I don't need to search the world for things to be concerned about. My concerns are the ones right in front of me: my family, my friends, my town.
I get that neocons will neocon. But even a handful of people on the actual right are cheering about Iran.
How are house prices doing in America? How about the lost souls wandering the streets of our cities at night, or the conservative families who did everything right but their kids got caught in the trans hideousness anyway?
It is the left that, bored with bourgeois life, historically inverted this natural order.
Rousseau was all tears and pity about the earthquake in Lisbon, but put his own children in a foundling asylum.
John Lennon wanted world peace, but had no contact with his son from his first marriage.
The best line in the Tucker Carlson interview of the heretical Mike Huckabee was when Huckabee said that without Iran we wouldn't have the problem on the border with Lebanon, and Tucker responded, the way a conservative would, by saying: what problem on the border with Lebanon? I'm not having a problem on the border with Lebanon. I live in Maine.
And we weren't born yesterday: no right winger, observing the American regime, thinks to himself: these people care deeply about the Iranian public.
But as our own country crumbles, the temptation to get excited about foreign adventures increases.

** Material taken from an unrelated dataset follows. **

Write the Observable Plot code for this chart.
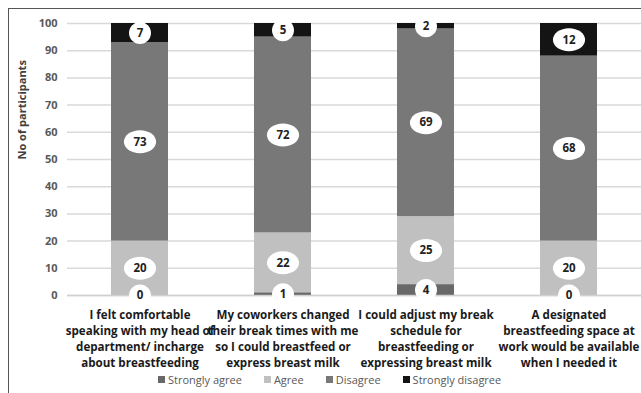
<!DOCTYPE html>
<html>
<head>
<meta charset="utf-8">
<script src="https://cdn.jsdelivr.net/npm/d3@7"></script>
<script src="https://cdn.jsdelivr.net/npm/@observablehq/plot@0.6"></script>
<style>
  html, body { margin: 0; padding: 0; background: #fff; }
  #wrap { position: relative; width: 641px; height: 393px; overflow: hidden; font-family: "Open Sans", sans-serif; }
  #frame { position: absolute; left: 8px; top: 8px; width: 700px; height: 400px; border-left: 1.5px solid #555; border-top: 1.5px solid #555; pointer-events: none; }
  #chart { position: absolute; left: 0; top: 0; }
  #legend { position: absolute; left: 158px; top: 372px; display: flex; gap: 22px; font-size: 11px; color: #595959; }
  #legend span.item { display: flex; align-items: center; gap: 3px; }
  #legend span.sw { display: inline-block; width: 7px; height: 7px; }
</style>
</head>
<body>
<div id="wrap">
  <div id="chart"></div>
  <div id="frame"></div>
  <div id="legend"></div>
</div>
<script>
const categories = [
  "I felt comfortable\nspeaking with my head of\ndepartment/ incharge\nabout breastfeeding",
  "My coworkers changed\ntheir break times with me\nso I could breastfeed or\nexpress breast milk",
  "I could adjust my break\nschedule for\nbreastfeeding or\nexpressing breast milk",
  "A designated\nbreastfeeding space at\nwork would be available\nwhen I needed it"
];
const seriesNames = ["Strongly agree", "Agree", "Disagree", "Strongly disagree"];
const stronglyAgree = [0, 1, 4, 0];
const agree = [20, 22, 25, 20];
const disagree = [73, 72, 69, 68];
const stronglyDisagree = [7, 5, 2, 12];
const seriesColors = ["#686868", "#c0c0c0", "#787878", "#141414"];
const yTicks = [0, 10, 20, 30, 40, 50, 60, 70, 80, 90, 100];
const yLabel = "No of participants";

const seriesValues = [stronglyAgree, agree, disagree, stronglyDisagree];
const rows = [];
categories.forEach((c, ci) => {
  let base = 0;
  seriesNames.forEach((s, si) => {
    const v = seriesValues[si][ci];
    rows.push({category: c, series: s, value: v, y1: base, y2: base + v, mid: base + v / 2});
    base += v;
  });
});

function ellipseSymbol(ratio) {
  return {
    draw(ctx, size) {
      const r = Math.sqrt(size / Math.PI);
      const rx = r * ratio, ry = r, k = 0.5523;
      ctx.moveTo(rx, 0);
      ctx.bezierCurveTo(rx, ry * k, rx * k, ry, 0, ry);
      ctx.bezierCurveTo(-rx * k, ry, -rx, ry * k, -rx, 0);
      ctx.bezierCurveTo(-rx, -ry * k, -rx * k, -ry, 0, -ry);
      ctx.bezierCurveTo(rx * k, -ry, rx, -ry * k, rx, 0);
      ctx.closePath();
    }
  };
}

const twoDigit = rows.filter(d => String(d.value).length > 1);
const oneDigit = rows.filter(d => String(d.value).length === 1);
const font = "'Open Sans', sans-serif";

const plot = Plot.plot({
  width: 641,
  height: 393,
  marginTop: 23,
  marginBottom: 98,
  marginLeft: 67,
  marginRight: 0,
  style: {fontFamily: font, background: "transparent"},
  x: {domain: categories, paddingInner: 0.6, paddingOuter: 0.3, label: null},
  y: {domain: [0, 100], label: null},
  color: {domain: seriesNames, range: seriesColors},
  marks: [
    Plot.gridY(yTicks, {stroke: "#d9d9d9", strokeOpacity: 1, strokeWidth: 1.5}),
    Plot.barY(rows, {x: "category", y1: "y1", y2: "y2", fill: "series"}),
    Plot.ruleY([0], {stroke: "#d0d0d0", strokeWidth: 1.5}),
    Plot.dot(twoDigit, {x: "category", y: "mid", r: 11.5, fill: "white", stroke: "none", symbol: ellipseSymbol(1.4)}),
    Plot.dot(oneDigit, {x: "category", y: "mid", r: 11, fill: "white", stroke: "none", symbol: ellipseSymbol(1.0)}),
    Plot.text(rows, {x: "category", y: "mid", text: d => String(d.value), fill: "#222", fontWeight: "bold", fontSize: 11.5}),
    Plot.axisY(yTicks, {tickSize: 0, tickPadding: 10, fontWeight: "bold", fontSize: 11, fill: "#595959", label: null}),
    Plot.axisX({tickSize: 0, tickPadding: 12, fontWeight: "bold", fontSize: 11.6, fill: "#1a1a1a", lineHeight: 1.38, label: null, tickFormat: d => d}),
    Plot.text([yLabel], {frameAnchor: "left", rotate: -90, dx: -45, fontWeight: "bold", fontSize: 11, fill: "#404040"})
  ]
});
document.getElementById("chart").appendChild(plot);

const legend = document.getElementById("legend");
seriesNames.forEach((s, i) => {
  const item = document.createElement("span");
  item.className = "item";
  const sw = document.createElement("span");
  sw.className = "sw";
  sw.style.background = seriesColors[i];
  const t = document.createElement("span");
  t.textContent = s;
  item.appendChild(sw);
  item.appendChild(t);
  legend.appendChild(item);
});
</script>
</body>
</html>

It's a perverse paradox.
I promise you, Sean Hannity and Mark Levin do not steer you right, and they are not steering you right now.
If you're on the right, you have an appreciation for the precariousness of the human condition. You certainly do not think: if the regime deposes a man it dislikes, this will lead to a better outcome. You do not know that. History is not kind to that kind of naïveté, and if there's one thing right-wingers are not, it is naive.

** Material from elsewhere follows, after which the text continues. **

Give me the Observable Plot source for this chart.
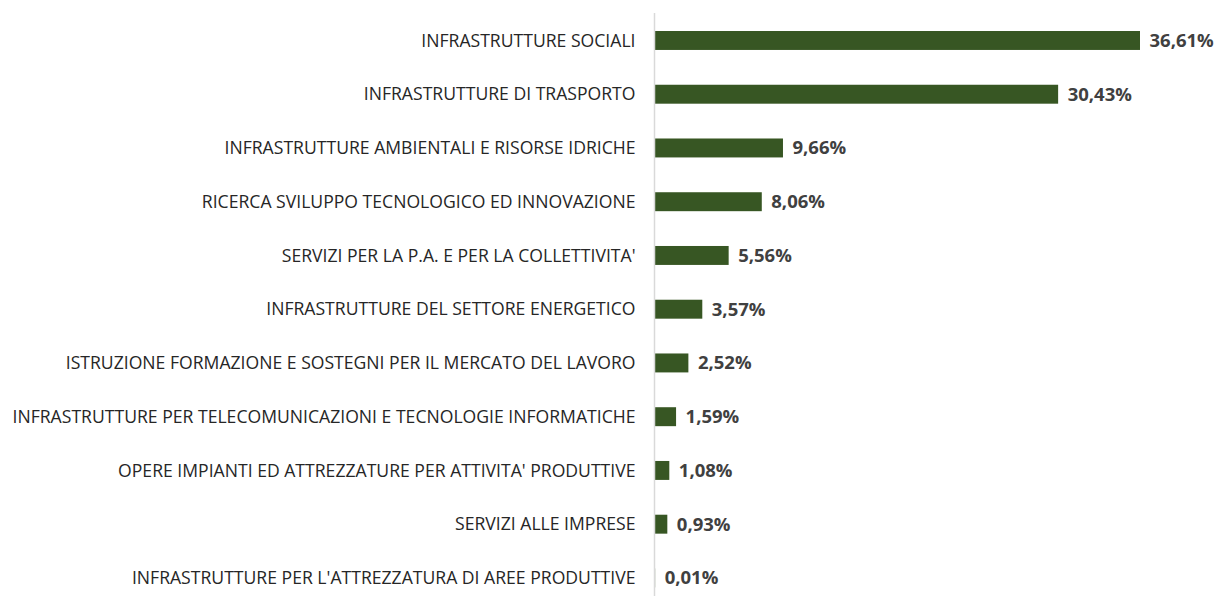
<!DOCTYPE html>
<html>
<head>
<meta charset="utf-8">
<script src="https://cdn.jsdelivr.net/npm/d3@7"></script>
<script src="https://cdn.jsdelivr.net/npm/@observablehq/plot@0.6"></script>
<style>
  html, body { margin: 0; padding: 0; background: #fff; overflow: hidden; }
  #chart svg { display: block; }
</style>
</head>
<body>
<div id="chart"></div>
<script>
const categories = [
  "INFRASTRUTTURE SOCIALI",
  "INFRASTRUTTURE DI TRASPORTO",
  "INFRASTRUTTURE AMBIENTALI E RISORSE IDRICHE",
  "RICERCA SVILUPPO TECNOLOGICO ED INNOVAZIONE",
  "SERVIZI PER LA P.A. E PER LA COLLETTIVITA'",
  "INFRASTRUTTURE DEL SETTORE ENERGETICO",
  "ISTRUZIONE FORMAZIONE E SOSTEGNI PER IL MERCATO DEL LAVORO",
  "INFRASTRUTTURE PER TELECOMUNICAZIONI E TECNOLOGIE INFORMATICHE",
  "OPERE IMPIANTI ED ATTREZZATURE PER ATTIVITA' PRODUTTIVE",
  "SERVIZI ALLE IMPRESE",
  "INFRASTRUTTURE PER L'ATTREZZATURA DI AREE PRODUTTIVE"
];
const values = [36.61, 30.43, 9.66, 8.06, 5.56, 3.57, 2.52, 1.59, 1.08, 0.93, 0.01];

const data = categories.map((c, i) => ({category: c, value: values[i]}));
const fmt = v => v.toFixed(2).replace(".", ",") + "%";

const chart = Plot.plot({
  width: 1218,
  height: 596,
  marginLeft: 655,
  marginRight: 78,
  marginTop: 13,
  marginBottom: 0,
  style: {fontFamily: "'Open Sans', sans-serif", background: "#fff", overflow: "hidden"},
  x: {domain: [0, 36.61], axis: null},
  y: {domain: categories, padding: 0, round: false, range: [13.6, 604.8], label: null},
  marks: [
    Plot.barX(data, {y: "category", x: "value", fill: "#375623", insetTop: 17.4, insetBottom: 17.4}),
    Plot.ruleX([0], {stroke: "#d9d9d9", strokeWidth: 1.5, dx: -1}),
    Plot.axisY({tickSize: 0, tickPadding: 20, fontSize: 17.6, fill: "#262626", label: null}),
    Plot.text(data, {y: "category", x: "value", text: d => fmt(d.value), dx: 9, textAnchor: "start", fontSize: 18.5, fontWeight: "bold", fill: "#404040"})
  ]
});
document.getElementById("chart").appendChild(chart);
</script>
</body>
</html>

The true heart of America is not Ben Shapiro but John Quincy Adams (and Henry Clay, and so many others who echoed the same sentiments):
"[America] has, in the lapse of nearly half a century, without a single exception, respected the independence of other nations while asserting and maintaining her own.
"She has abstained from interference in the concerns of others, even when conflict has been for principles to which she clings, as to the last vital drop that visits the heart....
"Wherever the standard of freedom and Independence has been or shall be unfurled, there will her heart, her benedictions and her prayers be.
"But she goes not abroad, in search of monsters to destroy.
"She is the well-wisher to the freedom and independence of all.
"She is the champion and vindicator only of her own."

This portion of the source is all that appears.